#### EXERCISE DETAILS:
Leave out any picture and return the remaining listing below exactly as given.

**********

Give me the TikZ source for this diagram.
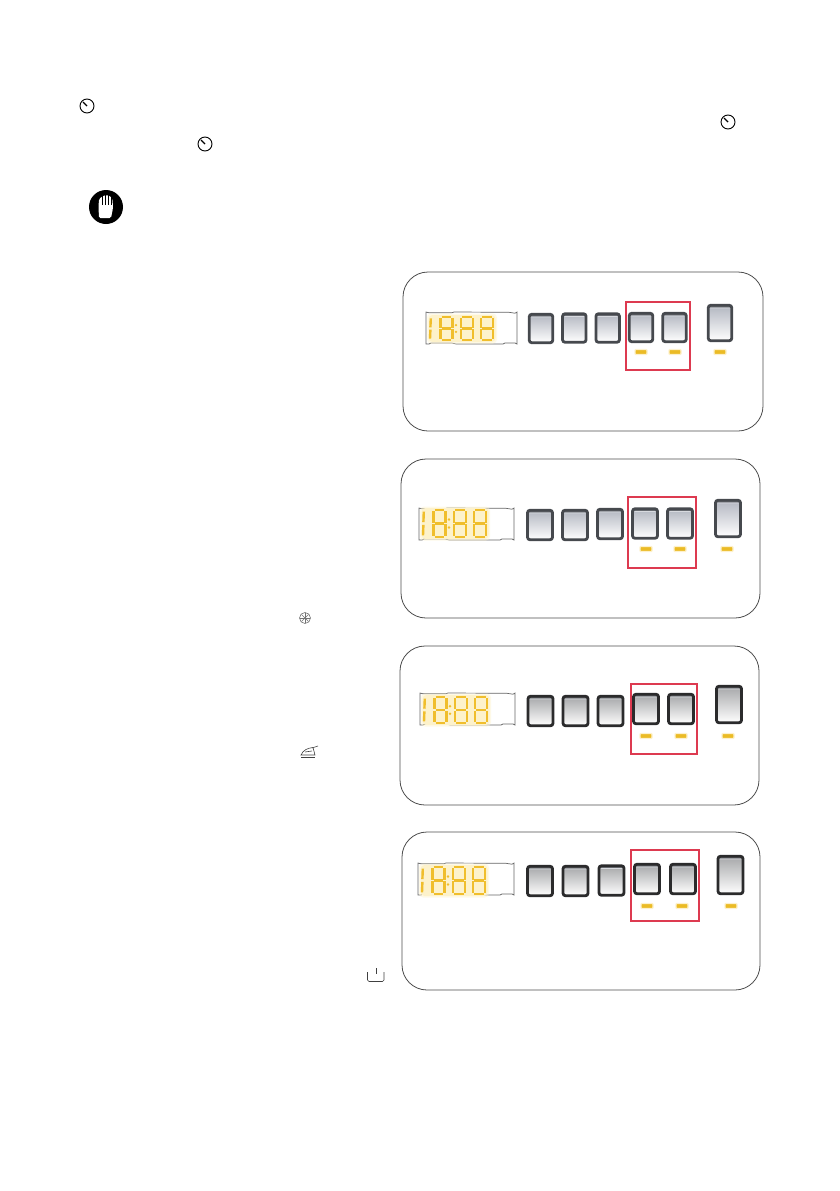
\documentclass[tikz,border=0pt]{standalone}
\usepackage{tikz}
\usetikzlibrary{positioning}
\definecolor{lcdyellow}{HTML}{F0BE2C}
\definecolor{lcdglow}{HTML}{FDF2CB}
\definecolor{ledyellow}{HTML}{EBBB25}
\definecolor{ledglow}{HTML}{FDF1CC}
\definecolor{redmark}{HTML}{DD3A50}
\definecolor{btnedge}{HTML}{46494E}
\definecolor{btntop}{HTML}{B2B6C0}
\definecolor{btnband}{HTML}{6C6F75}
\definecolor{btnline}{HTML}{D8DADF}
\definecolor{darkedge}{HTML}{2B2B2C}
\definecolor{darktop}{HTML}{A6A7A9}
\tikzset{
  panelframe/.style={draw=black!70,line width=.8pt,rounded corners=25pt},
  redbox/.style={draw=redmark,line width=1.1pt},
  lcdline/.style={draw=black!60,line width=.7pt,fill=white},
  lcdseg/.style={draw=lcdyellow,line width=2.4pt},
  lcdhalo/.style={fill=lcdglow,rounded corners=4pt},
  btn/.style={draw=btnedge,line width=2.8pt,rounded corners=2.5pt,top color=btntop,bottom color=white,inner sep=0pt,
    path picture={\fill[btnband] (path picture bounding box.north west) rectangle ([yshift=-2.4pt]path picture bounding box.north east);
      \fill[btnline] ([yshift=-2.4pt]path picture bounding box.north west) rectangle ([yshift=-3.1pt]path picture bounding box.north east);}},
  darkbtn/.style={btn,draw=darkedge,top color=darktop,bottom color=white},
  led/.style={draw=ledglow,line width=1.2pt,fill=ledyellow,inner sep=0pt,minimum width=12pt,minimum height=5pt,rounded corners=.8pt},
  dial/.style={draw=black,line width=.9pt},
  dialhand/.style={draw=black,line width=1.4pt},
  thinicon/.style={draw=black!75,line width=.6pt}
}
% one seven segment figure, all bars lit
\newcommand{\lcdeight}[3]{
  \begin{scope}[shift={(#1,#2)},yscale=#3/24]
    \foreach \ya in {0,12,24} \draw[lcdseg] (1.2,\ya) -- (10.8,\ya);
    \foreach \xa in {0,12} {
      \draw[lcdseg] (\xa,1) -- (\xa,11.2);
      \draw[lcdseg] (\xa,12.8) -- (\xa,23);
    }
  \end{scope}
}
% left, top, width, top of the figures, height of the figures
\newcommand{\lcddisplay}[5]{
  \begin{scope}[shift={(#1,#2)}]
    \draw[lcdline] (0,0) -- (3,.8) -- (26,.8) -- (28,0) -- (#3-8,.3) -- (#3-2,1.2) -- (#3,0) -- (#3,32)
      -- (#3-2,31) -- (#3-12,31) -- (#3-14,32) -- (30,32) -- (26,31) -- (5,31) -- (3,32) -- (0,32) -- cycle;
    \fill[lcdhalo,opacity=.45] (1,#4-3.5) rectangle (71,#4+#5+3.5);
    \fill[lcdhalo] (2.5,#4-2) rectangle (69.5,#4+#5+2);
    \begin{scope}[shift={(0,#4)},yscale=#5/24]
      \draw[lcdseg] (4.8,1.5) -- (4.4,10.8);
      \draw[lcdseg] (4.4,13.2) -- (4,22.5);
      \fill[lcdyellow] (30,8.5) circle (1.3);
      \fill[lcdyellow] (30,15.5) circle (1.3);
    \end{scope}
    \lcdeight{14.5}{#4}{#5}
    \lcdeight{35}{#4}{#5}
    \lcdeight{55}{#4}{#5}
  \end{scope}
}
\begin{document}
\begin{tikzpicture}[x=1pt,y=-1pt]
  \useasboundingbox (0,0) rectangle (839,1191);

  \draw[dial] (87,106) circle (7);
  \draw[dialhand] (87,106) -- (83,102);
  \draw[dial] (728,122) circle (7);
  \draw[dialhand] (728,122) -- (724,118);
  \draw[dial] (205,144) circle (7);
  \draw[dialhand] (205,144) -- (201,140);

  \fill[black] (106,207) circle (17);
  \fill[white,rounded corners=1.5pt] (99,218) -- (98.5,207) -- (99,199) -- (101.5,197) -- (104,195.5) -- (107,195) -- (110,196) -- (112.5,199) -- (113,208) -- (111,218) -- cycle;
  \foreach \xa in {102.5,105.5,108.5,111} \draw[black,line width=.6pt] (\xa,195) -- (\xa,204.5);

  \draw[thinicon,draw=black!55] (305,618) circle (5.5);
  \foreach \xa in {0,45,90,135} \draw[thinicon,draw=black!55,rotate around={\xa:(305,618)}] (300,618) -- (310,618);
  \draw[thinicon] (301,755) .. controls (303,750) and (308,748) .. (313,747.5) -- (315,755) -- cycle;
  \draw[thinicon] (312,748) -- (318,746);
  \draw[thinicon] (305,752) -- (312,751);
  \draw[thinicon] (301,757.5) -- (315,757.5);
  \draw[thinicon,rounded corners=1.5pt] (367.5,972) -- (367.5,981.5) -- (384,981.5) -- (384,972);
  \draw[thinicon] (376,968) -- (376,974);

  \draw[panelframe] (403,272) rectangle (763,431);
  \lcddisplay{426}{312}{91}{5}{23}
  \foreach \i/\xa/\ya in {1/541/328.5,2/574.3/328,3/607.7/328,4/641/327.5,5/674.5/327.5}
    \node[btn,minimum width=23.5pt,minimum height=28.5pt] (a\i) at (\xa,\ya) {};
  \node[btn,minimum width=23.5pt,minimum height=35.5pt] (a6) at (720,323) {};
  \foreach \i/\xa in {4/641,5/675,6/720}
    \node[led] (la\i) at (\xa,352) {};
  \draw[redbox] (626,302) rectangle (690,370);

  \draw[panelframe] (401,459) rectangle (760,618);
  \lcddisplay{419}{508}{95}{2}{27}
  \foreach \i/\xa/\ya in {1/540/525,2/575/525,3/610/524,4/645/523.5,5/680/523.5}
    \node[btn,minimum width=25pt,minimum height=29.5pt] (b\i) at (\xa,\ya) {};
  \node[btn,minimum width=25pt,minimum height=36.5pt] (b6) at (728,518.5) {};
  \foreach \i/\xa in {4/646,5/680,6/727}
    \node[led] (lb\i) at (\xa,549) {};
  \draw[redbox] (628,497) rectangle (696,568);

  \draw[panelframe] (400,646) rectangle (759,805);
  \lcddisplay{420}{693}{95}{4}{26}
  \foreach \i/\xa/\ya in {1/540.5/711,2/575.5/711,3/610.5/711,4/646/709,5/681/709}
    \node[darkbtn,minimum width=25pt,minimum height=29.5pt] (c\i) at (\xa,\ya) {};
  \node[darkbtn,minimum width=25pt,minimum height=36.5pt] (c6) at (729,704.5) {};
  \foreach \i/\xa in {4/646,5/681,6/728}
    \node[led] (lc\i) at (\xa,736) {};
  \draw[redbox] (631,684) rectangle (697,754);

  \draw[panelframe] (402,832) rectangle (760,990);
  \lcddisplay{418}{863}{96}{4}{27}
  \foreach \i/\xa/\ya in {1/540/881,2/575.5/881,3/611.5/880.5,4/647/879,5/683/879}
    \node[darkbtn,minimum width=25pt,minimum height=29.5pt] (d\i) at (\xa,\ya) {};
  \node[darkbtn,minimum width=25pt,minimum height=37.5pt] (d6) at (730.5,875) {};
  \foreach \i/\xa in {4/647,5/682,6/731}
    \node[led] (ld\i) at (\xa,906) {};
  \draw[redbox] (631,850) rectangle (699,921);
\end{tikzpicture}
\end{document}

**********

#### RESPONSE FOR THIS EXERCISE:
Give me the TikZ source for this diagram.
\documentclass[tikz,border=0pt]{standalone}
\usepackage{tikz}
\usetikzlibrary{positioning}
\definecolor{lcdyellow}{HTML}{F0BE2C}
\definecolor{lcdglow}{HTML}{FDF2CB}
\definecolor{ledyellow}{HTML}{EBBB25}
\definecolor{ledglow}{HTML}{FDF1CC}
\definecolor{redmark}{HTML}{DD3A50}
\definecolor{btnedge}{HTML}{46494E}
\definecolor{btntop}{HTML}{B2B6C0}
\definecolor{btnband}{HTML}{6C6F75}
\definecolor{btnline}{HTML}{D8DADF}
\definecolor{darkedge}{HTML}{2B2B2C}
\definecolor{darktop}{HTML}{A6A7A9}
\tikzset{
  panelframe/.style={draw=black!70,line width=.8pt,rounded corners=25pt},
  redbox/.style={draw=redmark,line width=1.1pt},
  lcdline/.style={draw=black!60,line width=.7pt,fill=white},
  lcdseg/.style={draw=lcdyellow,line width=2.4pt},
  lcdhalo/.style={fill=lcdglow,rounded corners=4pt},
  btn/.style={draw=btnedge,line width=2.8pt,rounded corners=2.5pt,top color=btntop,bottom color=white,inner sep=0pt,
    path picture={\fill[btnband] (path picture bounding box.north west) rectangle ([yshift=-2.4pt]path picture bounding box.north east);
      \fill[btnline] ([yshift=-2.4pt]path picture bounding box.north west) rectangle ([yshift=-3.1pt]path picture bounding box.north east);}},
  darkbtn/.style={btn,draw=darkedge,top color=darktop,bottom color=white},
  led/.style={draw=ledglow,line width=1.2pt,fill=ledyellow,inner sep=0pt,minimum width=12pt,minimum height=5pt,rounded corners=.8pt},
  dial/.style={draw=black,line width=.9pt},
  dialhand/.style={draw=black,line width=1.4pt},
  thinicon/.style={draw=black!75,line width=.6pt}
}
% one seven segment figure, all bars lit
\newcommand{\lcdeight}[3]{
  \begin{scope}[shift={(#1,#2)},yscale=#3/24]
    \foreach \ya in {0,12,24} \draw[lcdseg] (1.2,\ya) -- (10.8,\ya);
    \foreach \xa in {0,12} {
      \draw[lcdseg] (\xa,1) -- (\xa,11.2);
      \draw[lcdseg] (\xa,12.8) -- (\xa,23);
    }
  \end{scope}
}
% left, top, width, top of the figures, height of the figures
\newcommand{\lcddisplay}[5]{
  \begin{scope}[shift={(#1,#2)}]
    \draw[lcdline] (0,0) -- (3,.8) -- (26,.8) -- (28,0) -- (#3-8,.3) -- (#3-2,1.2) -- (#3,0) -- (#3,32)
      -- (#3-2,31) -- (#3-12,31) -- (#3-14,32) -- (30,32) -- (26,31) -- (5,31) -- (3,32) -- (0,32) -- cycle;
    \fill[lcdhalo,opacity=.45] (1,#4-3.5) rectangle (71,#4+#5+3.5);
    \fill[lcdhalo] (2.5,#4-2) rectangle (69.5,#4+#5+2);
    \begin{scope}[shift={(0,#4)},yscale=#5/24]
      \draw[lcdseg] (4.8,1.5) -- (4.4,10.8);
      \draw[lcdseg] (4.4,13.2) -- (4,22.5);
      \fill[lcdyellow] (30,8.5) circle (1.3);
      \fill[lcdyellow] (30,15.5) circle (1.3);
    \end{scope}
    \lcdeight{14.5}{#4}{#5}
    \lcdeight{35}{#4}{#5}
    \lcdeight{55}{#4}{#5}
  \end{scope}
}
\begin{document}
\begin{tikzpicture}[x=1pt,y=-1pt]
  \useasboundingbox (0,0) rectangle (839,1191);

  \draw[dial] (87,106) circle (7);
  \draw[dialhand] (87,106) -- (83,102);
  \draw[dial] (728,122) circle (7);
  \draw[dialhand] (728,122) -- (724,118);
  \draw[dial] (205,144) circle (7);
  \draw[dialhand] (205,144) -- (201,140);

  \fill[black] (106,207) circle (17);
  \fill[white,rounded corners=1.5pt] (99,218) -- (98.5,207) -- (99,199) -- (101.5,197) -- (104,195.5) -- (107,195) -- (110,196) -- (112.5,199) -- (113,208) -- (111,218) -- cycle;
  \foreach \xa in {102.5,105.5,108.5,111} \draw[black,line width=.6pt] (\xa,195) -- (\xa,204.5);

  \draw[thinicon,draw=black!55] (305,618) circle (5.5);
  \foreach \xa in {0,45,90,135} \draw[thinicon,draw=black!55,rotate around={\xa:(305,618)}] (300,618) -- (310,618);
  \draw[thinicon] (301,755) .. controls (303,750) and (308,748) .. (313,747.5) -- (315,755) -- cycle;
  \draw[thinicon] (312,748) -- (318,746);
  \draw[thinicon] (305,752) -- (312,751);
  \draw[thinicon] (301,757.5) -- (315,757.5);
  \draw[thinicon,rounded corners=1.5pt] (367.5,972) -- (367.5,981.5) -- (384,981.5) -- (384,972);
  \draw[thinicon] (376,968) -- (376,974);

  \draw[panelframe] (403,272) rectangle (763,431);
  \lcddisplay{426}{312}{91}{5}{23}
  \foreach \i/\xa/\ya in {1/541/328.5,2/574.3/328,3/607.7/328,4/641/327.5,5/674.5/327.5}
    \node[btn,minimum width=23.5pt,minimum height=28.5pt] (a\i) at (\xa,\ya) {};
  \node[btn,minimum width=23.5pt,minimum height=35.5pt] (a6) at (720,323) {};
  \foreach \i/\xa in {4/641,5/675,6/720}
    \node[led] (la\i) at (\xa,352) {};
  \draw[redbox] (626,302) rectangle (690,370);

  \draw[panelframe] (401,459) rectangle (760,618);
  \lcddisplay{419}{508}{95}{2}{27}
  \foreach \i/\xa/\ya in {1/540/525,2/575/525,3/610/524,4/645/523.5,5/680/523.5}
    \node[btn,minimum width=25pt,minimum height=29.5pt] (b\i) at (\xa,\ya) {};
  \node[btn,minimum width=25pt,minimum height=36.5pt] (b6) at (728,518.5) {};
  \foreach \i/\xa in {4/646,5/680,6/727}
    \node[led] (lb\i) at (\xa,549) {};
  \draw[redbox] (628,497) rectangle (696,568);

  \draw[panelframe] (400,646) rectangle (759,805);
  \lcddisplay{420}{693}{95}{4}{26}
  \foreach \i/\xa/\ya in {1/540.5/711,2/575.5/711,3/610.5/711,4/646/709,5/681/709}
    \node[darkbtn,minimum width=25pt,minimum height=29.5pt] (c\i) at (\xa,\ya) {};
  \node[darkbtn,minimum width=25pt,minimum height=36.5pt] (c6) at (729,704.5) {};
  \foreach \i/\xa in {4/646,5/681,6/728}
    \node[led] (lc\i) at (\xa,736) {};
  \draw[redbox] (631,684) rectangle (697,754);

  \draw[panelframe] (402,832) rectangle (760,990);
  \lcddisplay{418}{863}{96}{4}{27}
  \foreach \i/\xa/\ya in {1/540/881,2/575.5/881,3/611.5/880.5,4/647/879,5/683/879}
    \node[darkbtn,minimum width=25pt,minimum height=29.5pt] (d\i) at (\xa,\ya) {};
  \node[darkbtn,minimum width=25pt,minimum height=37.5pt] (d6) at (730.5,875) {};
  \foreach \i/\xa in {4/647,5/682,6/731}
    \node[led] (ld\i) at (\xa,906) {};
  \draw[redbox] (631,850) rectangle (699,921);
\end{tikzpicture}
\end{document}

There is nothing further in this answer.